Connie Dimsdale 

Here come the hotsteppers! The duo staging a Dance Dance Revolution

What can the arcade classic tell us about competition, friendship and failure? Jasmine Price and Nikhil Vyas found out by making a show about it
  
  

Dance Dance Revolution
Players take on Dance Dance Revolution. Photograph: David McNew/Getty Images

Dance Dance Revolution (DDR) stirs up a nostalgic feeling in many of us twentysomethings, whether for the triumph of winning or simply the rare excitement of being given £5 to spend at the arcade. The game, launched by the Japanese entertainment company Konami in the late 90s, is simple: step in time with the coloured arrows going up, down, left and right. Step out of line and you lose.

Now, the game has inspired Progress, a show amalgamating theatre and dance, and exploring friendship and competition. The duo behind it, Jasmine Price and Nikhil Vyas, met at Durham University. When I drop in on rehearsals, they remember playing DDR for the first time. Vyas recalls going regularly to an arcade in London’s Leicester Square, though he admits: “I spent more time playing the games where you shoot up zombies.” Price recalls jumping up, down, left and right in her local bowling alley in Shrewsbury. I vividly remember playing it in a leisure centre in Cambridge, and long forgotten feelings of humiliation and frustration bubble up as I recall how it felt to be defeated. So I relate to Vyas, who says: “Losing at DDR is a way of looking at what a feeling of failure is in the body. Your body is not able to do what this game is requiring.”
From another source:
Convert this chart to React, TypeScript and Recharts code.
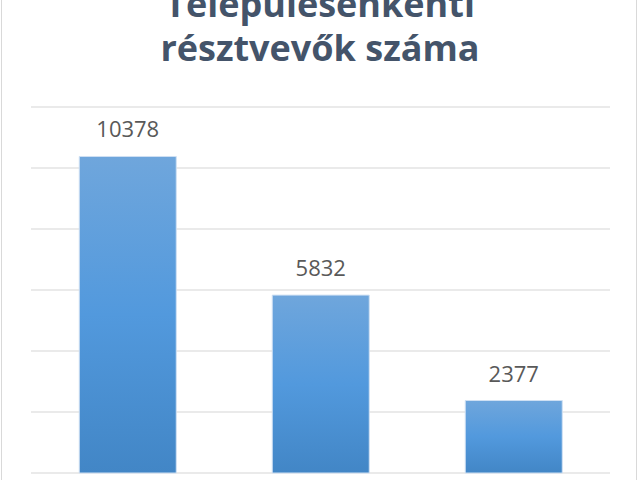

Who wins when the pair of them play each other at DDR? “We play in ‘friendship mode’ so we win and lose together,” Price explains. But when pushed, Price tells me that when they first played at an arcade in Croydon, Vyas won. He admits to having had more practice, saying “it was in my bones” and that “Jasmine is definitely the better player now.” Price responds bashfully: “That’s not true, we’re a team, man!”

They begin to rehearse, and it’s difficult to tell whether they’re acting for me or interacting with me. I suppose that is the point: Progress allows the audience a window into their friendship; to join in with it, even. They recruit me into a dance revolution in which “there will be public takeover of all open spaces like plazas and parks, and everyone gathers at the same time, unplanned, and starts dancing together”. They set up the Nintendo Wii to play DDR – in Vyas’s dream version of the show, they would have the arcade cabinet but this would be expensive. Besides, there is something satisfying about wrangling with outdated technology. I watch them hover the Wii remote over “friendship mode”…

I finally realise why they are so hesitant to play against one another. “Competition is not always about making people more productive,” Vyas explains. “It’s often about making people feel anxious and unhappy.” I consider my own competitive mindset, as I’ve been obsessing over who the winner might be, thereby missing the point. This play is not about winning but about being there for a friend who is losing.

There is a satisfying circularity to this production both about and created by two young people who are trying to make it in theatre. They end the show sweaty from dancing, and exhausted from balancing their MA studies alongside Progress rehearsals. The show has given Price and Vyas a way to express their complex feelings towards the competition they see all around them. “Part of us shying away from competing against our friends has informed this show,’’ says Vyas. Price adds: “It’s nice to see two people supporting one another and to remind ourselves that this is a possibility.”

Progress is about how to fail, how to support friends in failure, and how to find hope. Price tells me that Monopoly brings out her competitive spirt, and Vyas admits he can become rather ruthless in drama games, but neither enjoy competing with their friends in the theatre industry. Vyas opens up about his competitiveness when it comes to promoting his theatre company, Trip Hazards. “At the fringe it gets hard sometimes, constantly measuring yourself against peers.” Price adds sombrely: “Popularity is literally a measure of your success in theatre.”

So why do it? Theatre is a highly competitive industry that is notoriously tough to crack. They smile at each other for a moment, then Price replies as if I’ve asked the most obvious question in the world: “Because we really love it.”